Data listing
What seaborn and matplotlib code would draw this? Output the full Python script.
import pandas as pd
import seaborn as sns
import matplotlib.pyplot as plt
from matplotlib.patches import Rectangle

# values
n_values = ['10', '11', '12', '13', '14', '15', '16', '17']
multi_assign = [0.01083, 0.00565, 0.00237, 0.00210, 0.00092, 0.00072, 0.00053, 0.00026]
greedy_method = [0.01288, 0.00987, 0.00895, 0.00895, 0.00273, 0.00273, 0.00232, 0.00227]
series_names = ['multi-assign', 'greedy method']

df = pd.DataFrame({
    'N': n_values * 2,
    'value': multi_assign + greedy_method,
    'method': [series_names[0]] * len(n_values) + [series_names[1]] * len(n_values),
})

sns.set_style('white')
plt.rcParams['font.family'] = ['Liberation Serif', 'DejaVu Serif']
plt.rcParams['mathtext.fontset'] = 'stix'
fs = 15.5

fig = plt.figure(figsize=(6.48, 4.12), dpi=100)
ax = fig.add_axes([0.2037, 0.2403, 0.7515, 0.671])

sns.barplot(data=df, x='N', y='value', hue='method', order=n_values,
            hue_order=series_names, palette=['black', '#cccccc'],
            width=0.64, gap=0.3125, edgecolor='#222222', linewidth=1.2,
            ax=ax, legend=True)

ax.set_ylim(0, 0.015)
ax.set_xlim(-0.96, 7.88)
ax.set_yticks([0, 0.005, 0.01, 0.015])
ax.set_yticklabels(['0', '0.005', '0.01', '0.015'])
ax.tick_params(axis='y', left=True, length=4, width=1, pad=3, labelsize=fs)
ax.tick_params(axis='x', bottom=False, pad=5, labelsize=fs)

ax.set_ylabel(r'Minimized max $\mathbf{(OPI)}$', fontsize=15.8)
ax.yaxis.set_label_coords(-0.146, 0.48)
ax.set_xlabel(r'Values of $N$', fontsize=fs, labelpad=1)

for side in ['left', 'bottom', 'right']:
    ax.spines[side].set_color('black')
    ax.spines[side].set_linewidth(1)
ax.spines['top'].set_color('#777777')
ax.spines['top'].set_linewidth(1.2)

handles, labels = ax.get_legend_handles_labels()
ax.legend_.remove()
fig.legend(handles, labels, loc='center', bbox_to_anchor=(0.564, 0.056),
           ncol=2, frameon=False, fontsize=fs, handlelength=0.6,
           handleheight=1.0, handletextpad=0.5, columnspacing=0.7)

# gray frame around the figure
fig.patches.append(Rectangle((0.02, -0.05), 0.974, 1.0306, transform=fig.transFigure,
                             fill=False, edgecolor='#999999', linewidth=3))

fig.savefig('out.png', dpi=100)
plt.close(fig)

==

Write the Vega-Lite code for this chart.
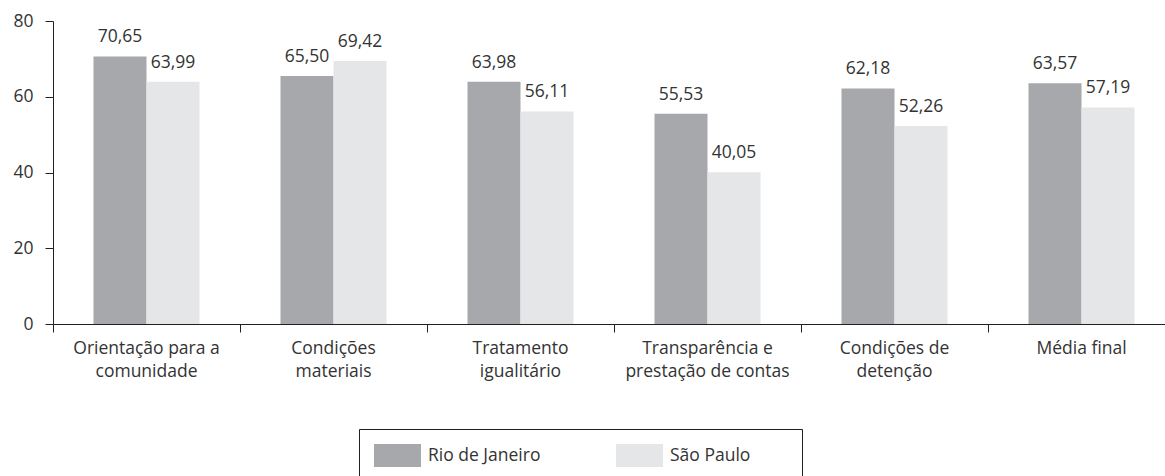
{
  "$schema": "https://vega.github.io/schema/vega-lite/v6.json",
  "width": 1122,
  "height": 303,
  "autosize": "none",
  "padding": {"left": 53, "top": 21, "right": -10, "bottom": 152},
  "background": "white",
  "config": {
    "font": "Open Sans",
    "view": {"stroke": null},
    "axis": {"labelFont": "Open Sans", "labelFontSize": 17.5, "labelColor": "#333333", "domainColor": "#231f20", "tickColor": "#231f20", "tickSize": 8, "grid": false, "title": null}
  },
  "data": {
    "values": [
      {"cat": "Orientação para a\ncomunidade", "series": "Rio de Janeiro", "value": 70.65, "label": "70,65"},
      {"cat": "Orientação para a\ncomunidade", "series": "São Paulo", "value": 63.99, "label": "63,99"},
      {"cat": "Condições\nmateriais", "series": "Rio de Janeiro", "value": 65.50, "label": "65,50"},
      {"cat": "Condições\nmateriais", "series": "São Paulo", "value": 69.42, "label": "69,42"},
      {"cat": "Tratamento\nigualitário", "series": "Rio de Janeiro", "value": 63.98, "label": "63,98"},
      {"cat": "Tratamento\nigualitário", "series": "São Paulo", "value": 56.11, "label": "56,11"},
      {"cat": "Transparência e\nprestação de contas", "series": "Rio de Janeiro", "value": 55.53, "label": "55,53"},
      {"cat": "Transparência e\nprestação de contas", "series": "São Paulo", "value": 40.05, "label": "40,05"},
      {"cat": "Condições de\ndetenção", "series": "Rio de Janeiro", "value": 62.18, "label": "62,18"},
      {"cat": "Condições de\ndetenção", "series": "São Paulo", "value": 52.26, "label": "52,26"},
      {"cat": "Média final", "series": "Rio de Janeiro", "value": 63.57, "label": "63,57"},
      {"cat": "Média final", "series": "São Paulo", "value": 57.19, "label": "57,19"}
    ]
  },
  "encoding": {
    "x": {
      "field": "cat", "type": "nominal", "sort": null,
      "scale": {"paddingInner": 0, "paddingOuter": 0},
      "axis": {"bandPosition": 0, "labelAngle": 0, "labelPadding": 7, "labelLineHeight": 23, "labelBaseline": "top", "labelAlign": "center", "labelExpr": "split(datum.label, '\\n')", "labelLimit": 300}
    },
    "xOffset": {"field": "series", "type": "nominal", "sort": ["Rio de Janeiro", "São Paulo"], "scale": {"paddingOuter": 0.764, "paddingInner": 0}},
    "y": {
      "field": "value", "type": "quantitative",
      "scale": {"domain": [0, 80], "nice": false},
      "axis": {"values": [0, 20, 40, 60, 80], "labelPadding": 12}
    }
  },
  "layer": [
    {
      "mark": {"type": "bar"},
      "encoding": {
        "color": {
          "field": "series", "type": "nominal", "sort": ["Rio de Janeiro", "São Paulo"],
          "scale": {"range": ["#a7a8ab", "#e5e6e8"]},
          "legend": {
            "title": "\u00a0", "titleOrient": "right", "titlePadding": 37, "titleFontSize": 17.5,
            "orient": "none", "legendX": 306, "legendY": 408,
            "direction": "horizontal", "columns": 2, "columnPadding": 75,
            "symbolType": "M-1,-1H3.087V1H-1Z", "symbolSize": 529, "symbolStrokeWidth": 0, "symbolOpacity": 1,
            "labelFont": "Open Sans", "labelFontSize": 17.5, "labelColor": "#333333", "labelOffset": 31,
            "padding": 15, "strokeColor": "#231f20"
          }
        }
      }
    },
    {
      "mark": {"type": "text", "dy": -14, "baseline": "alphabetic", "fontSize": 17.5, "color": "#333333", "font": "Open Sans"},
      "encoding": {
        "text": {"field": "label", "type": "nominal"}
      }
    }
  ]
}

## DESCRIPTION OF THE TASK
Repeat exactly the lines from the one that contains "What seaborn and" through the one that contains "series_names = ['multi-assign', 'greedy", and only those.

## SOLUTION TO THIS EXERCISE
What seaborn and matplotlib code would draw this? Output the full Python script.
import pandas as pd
import seaborn as sns
import matplotlib.pyplot as plt
from matplotlib.patches import Rectangle

# values
n_values = ['10', '11', '12', '13', '14', '15', '16', '17']
multi_assign = [0.01083, 0.00565, 0.00237, 0.00210, 0.00092, 0.00072, 0.00053, 0.00026]
greedy_method = [0.01288, 0.00987, 0.00895, 0.00895, 0.00273, 0.00273, 0.00232, 0.00227]
series_names = ['multi-assign', 'greedy method']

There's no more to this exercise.